UN ABBRACCIO FRA LA TERRA E IL CIELO

 

Chi può dire, scrutando l’orizzonte lontano, dove ha fine la terra e dove inizia il cielo?

Nella Dormizione-Assunzione di Maria intuiamo la glorificazione che il cosmo intero attende.

 

Ferragosto, giro di boa dell’estate, di un tempo di vacanza in bilico costante tra riposo e sovraesposizione del corpo, distensione e stordimento dello spirito, apertura e confusione della mente. E al cuore di questo “tempo per l’uomo”, la festa forse più popolare tra quelle in onore della Vergine Maria: l’Assunzione. Paradosso incomprensibile? Contraddizione di una società da molti bollata come secolarizzata?

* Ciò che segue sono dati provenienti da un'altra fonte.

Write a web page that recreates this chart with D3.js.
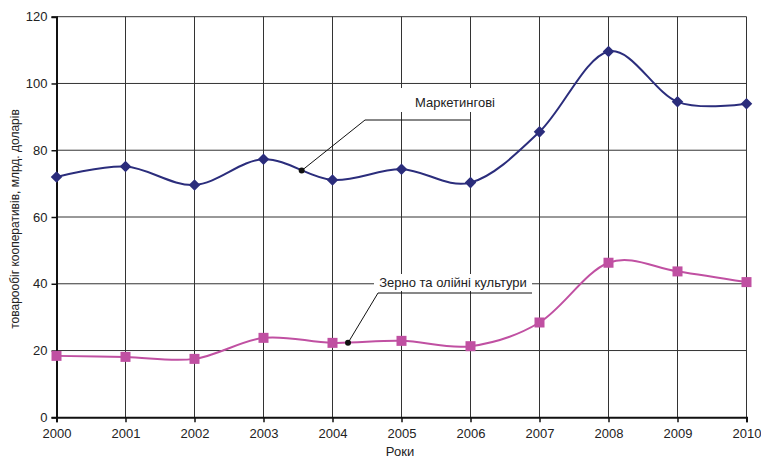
<!DOCTYPE html>
<html><head><meta charset="utf-8">
<script src="https://cdn.jsdelivr.net/npm/d3@7"></script>
<style>body{margin:0;background:#fff}svg{display:block;font-family:"Liberation Sans",Arial,sans-serif}</style>
</head><body><svg id="c" width="761" height="460"></svg>
<script>
const years = [2000,2001,2002,2003,2004,2005,2006,2007,2008,2009,2010];
const marketing = [72.0,75.1,69.6,77.3,71.1,74.3,70.3,85.5,109.6,94.5,93.9];
const grain = [18.4,18.1,17.5,23.8,22.3,22.9,21.3,28.4,46.3,43.7,40.5];
const yTicks = [0,20,40,60,80,100,120];
const labelMarketing = "Маркетингові";
const labelGrain = "Зерно та олійні культури";
const yTitle = "товарообіг кооперативів, млрд. доларів";
const xTitle = "Роки";

const svg = d3.select("#c");
const x = d3.scaleLinear().domain([2000,2010]).range([56.5,746.5]);
const y = d3.scaleLinear().domain([0,120]).range([417.3,16.7]);

const grid = svg.append("g");
grid.selectAll("line.h").data(yTicks.slice(1)).join("line")
  .attr("x1",x(2000)).attr("x2",x(2010)).attr("y1",d=>y(d)).attr("y2",d=>y(d))
  .attr("stroke","#333").attr("stroke-width",1);
grid.selectAll("line.v").data(years.slice(1)).join("line")
  .attr("x1",d=>x(d)).attr("x2",d=>x(d)).attr("y1",y(0)).attr("y2",y(120))
  .attr("stroke","#333").attr("stroke-width",1);

const yAxis = svg.append("g").attr("transform",`translate(${x(2000)},0)`)
  .call(d3.axisLeft(y).tickValues(yTicks).tickSize(5).tickPadding(4));
const xAxis = svg.append("g").attr("transform",`translate(0,${y(0)})`)
  .call(d3.axisBottom(x).tickValues(years).tickFormat(d3.format("d")).tickSize(5).tickPadding(6));
[yAxis,xAxis].forEach(a=>{
  a.select(".domain").attr("stroke","#111").attr("stroke-width",2);
  a.selectAll(".tick line").attr("stroke","#111").attr("stroke-width",1.5);
  a.selectAll("text").attr("font-size",13).attr("fill","#222").attr("font-family","Liberation Sans, Arial, sans-serif");
});

const line = d3.line().x((d,i)=>x(years[i])).y(d=>y(d)).curve(d3.curveCardinal.tension(0));
svg.append("path").datum(marketing).attr("d",line).attr("fill","none").attr("stroke","#2b2d7c").attr("stroke-width",2);
svg.append("path").datum(grain).attr("d",line).attr("fill","none").attr("stroke","#c050a2").attr("stroke-width",2);

svg.selectAll("path.dia").data(marketing).join("path")
  .attr("d",d3.symbol().type(d3.symbolDiamond2).size(85))
  .attr("transform",(d,i)=>`translate(${x(years[i])},${y(d)})`).attr("fill","#2b2d7c");
svg.selectAll("rect.sq").data(grain).join("rect")
  .attr("x",(d,i)=>x(years[i])-5).attr("y",d=>y(d)-5).attr("width",10).attr("height",10).attr("fill","#c050a2");

// annotation: Marketing
const ann = svg.append("g");
ann.append("rect").attr("x",400).attr("y",88).attr("width",108).attr("height",24).attr("fill","#fff");
ann.append("text").attr("x",455).attr("y",107).attr("text-anchor","middle").attr("font-size",13).attr("fill","#222").text(labelMarketing);
ann.append("polyline").attr("points",`${x(2003.553)},${y(73.9)} 365,120 ${x(2006)},120`).attr("fill","none").attr("stroke","#111").attr("stroke-width",1);
ann.append("circle").attr("cx",x(2003.553)).attr("cy",y(73.9)).attr("r",3).attr("fill","#111");

// annotation: Grain
ann.append("rect").attr("x",374).attr("y",274).attr("width",158).attr("height",17).attr("fill","#fff");
ann.append("text").attr("x",453).attr("y",287).attr("text-anchor","middle").attr("font-size",13).attr("fill","#222").text(labelGrain);
ann.append("polyline").attr("points",`${x(2004.225)},${y(22.3)} 378,293 532,293`).attr("fill","none").attr("stroke","#111").attr("stroke-width",1);
ann.append("circle").attr("cx",x(2004.225)).attr("cy",y(22.3)).attr("r",3).attr("fill","#111");

svg.append("text").attr("transform","translate(19,219) rotate(-90)").attr("text-anchor","middle")
  .attr("font-size",12).attr("fill","#222").text(yTitle);
svg.append("text").attr("x",400).attr("y",456).attr("text-anchor","middle").attr("font-size",13).attr("fill","#222").text(xTitle);
</script></body></html>
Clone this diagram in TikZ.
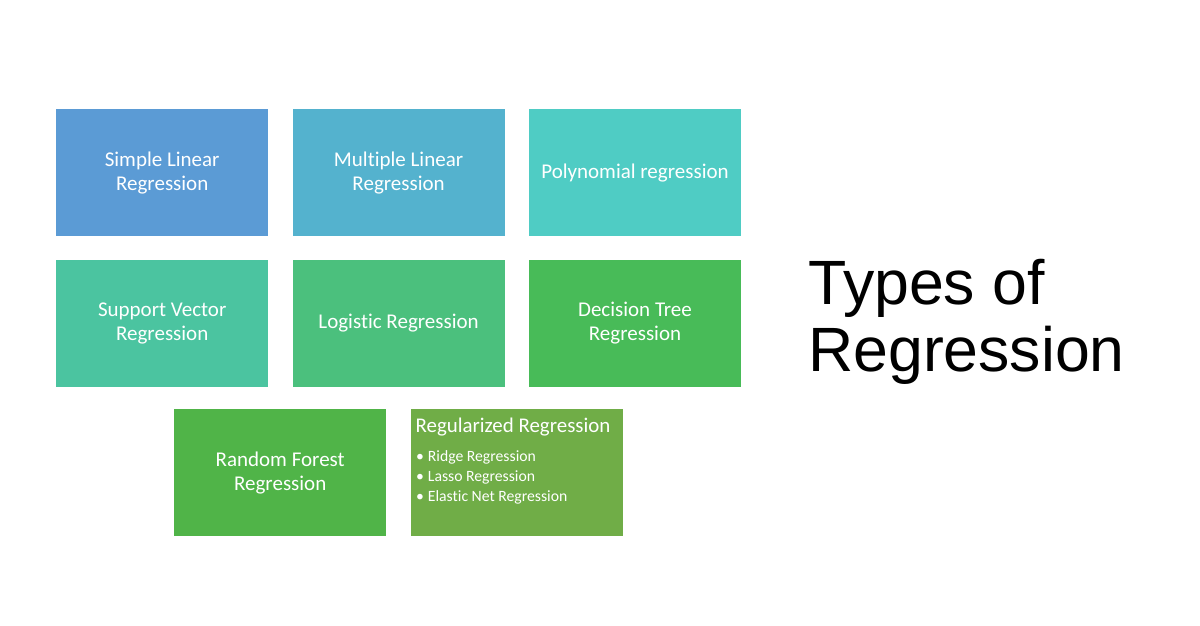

Mondi paralleli che si incrociano in una festività che è comune per il giorno ma non per i  motivi?

Penso piuttosto a una feconda provocazione.

Fin dai primissimi secoli del cristianesimo, infatti, la Chiesa ha percepito che in Maria – colei che aveva generato il Risorto e, a nome della creazione intera, aveva accolto il Dio fattosi uomo – era prefigurato non solo il cammino ma anche la meta che attende ogni vivente.

Sì, Maria è icona e personalità corporativa del popolo dei credenti perché è la Figlia di Sion, l’Israele santo da cui è nato il Messia, ed è anche la Chiesa, la comunità cristiana che genera figli al Signore sotto la croce.

Per questo il Veggente dell’Apocalisse l’ha contemplata come donna vestita di sole, coronata dalle dodici stelle delle tribù di Israele, partoriente il Messia (cf. Ap 12, 1-2), ma anche come madre della discendenza di Gesù, la Chiesa (cf. Ap 12,17).

Così la prima creatura a entrare “anima e corpo” – cioè con tutta se stessa – nello spazio e nel tempo del Creatore non poteva essere che colei che aveva acconsentito a che il divino irrompesse nell’umano: spazio vitale donato dalla terra al cielo, la Vergine Madre diviene germe e primizia di una creazione trasfigurata.

Maria è creduta dalla Chiesa essere ormai al di là della morte e del giudizio, in quella dimensione altra dell’esistenza che non riusciamo a chiamare se non “cielo”.

E in questo termine non c’è contrapposizione ma, piuttosto, abbraccio con la terra: chi può infatti dire, guardando dentro e attorno a sé, dove ha fine la terra e dove inizia il cielo?

È terra solo la zolla dissodata e la roccia impervia o non lo è anche la crosta che indurisce il nostro cuore?

Ed è cielo solo la volta stellata e non il soffio vitale che ci anima?

Così Maria, assunta in Dio, resta infinitamente umana, Madre per sempre, rivolta verso la terra, attenta alle sofferenze degli uomini e delle donne di tutti i tempi e di tutti i luoghi, presente al nostro pellegrinare sovente incerto.

Sì, per l’oriente come per l’occidente cristiano – al di là di formulazioni differenti – la Dormizione-Assunzione di Maria è un segno delle “realtà ultime”, di ciò che deve accadere in un futuro non tanto cronologico quanto di “senso”, un segno della pienezza cui i nostri limiti anelano: in lei intuiamo la glorificazione che attende il cosmo intero alla fine dei tempi, «quando Dio sarà tutto in tutti» (1Co 12,28) e in tutto. È la porzione di umanità già redenta, figura di quella “terra promessa” cui siamo chiamati, lembo di terra trapiantato in cielo.

Un inno della Chiesa ortodossa serba canta Maria come “terra del cielo”, terra, adamah da cui come lei siamo tratti, ma terra redenta, cristica, trasfigurata grazie alle energie dello Spirito Santo, terra ormai in Dio per sempre, anticipazione del nostro comune destino.

Questa “speranza per tutti” è quella che la liturgia ha sempre cercato di cantare in questa festa, facendo uso del linguaggio e delle immagini di cui disponeva: forse oggi alcune espressioni liturgiche e alcune rappresentazioni iconografiche ci paiono inadeguate, ma l’anelito che volevano esprimere rimane lo stesso anche ai nostri giorni e anche nel frastuono del Ferragosto.

Forse è proprio di questa possibilità di “pensare in grande” che è pegno per noi un’umile donna di Nazaret, divenuta per dono di Dio Madre del Signore, terra del cielo.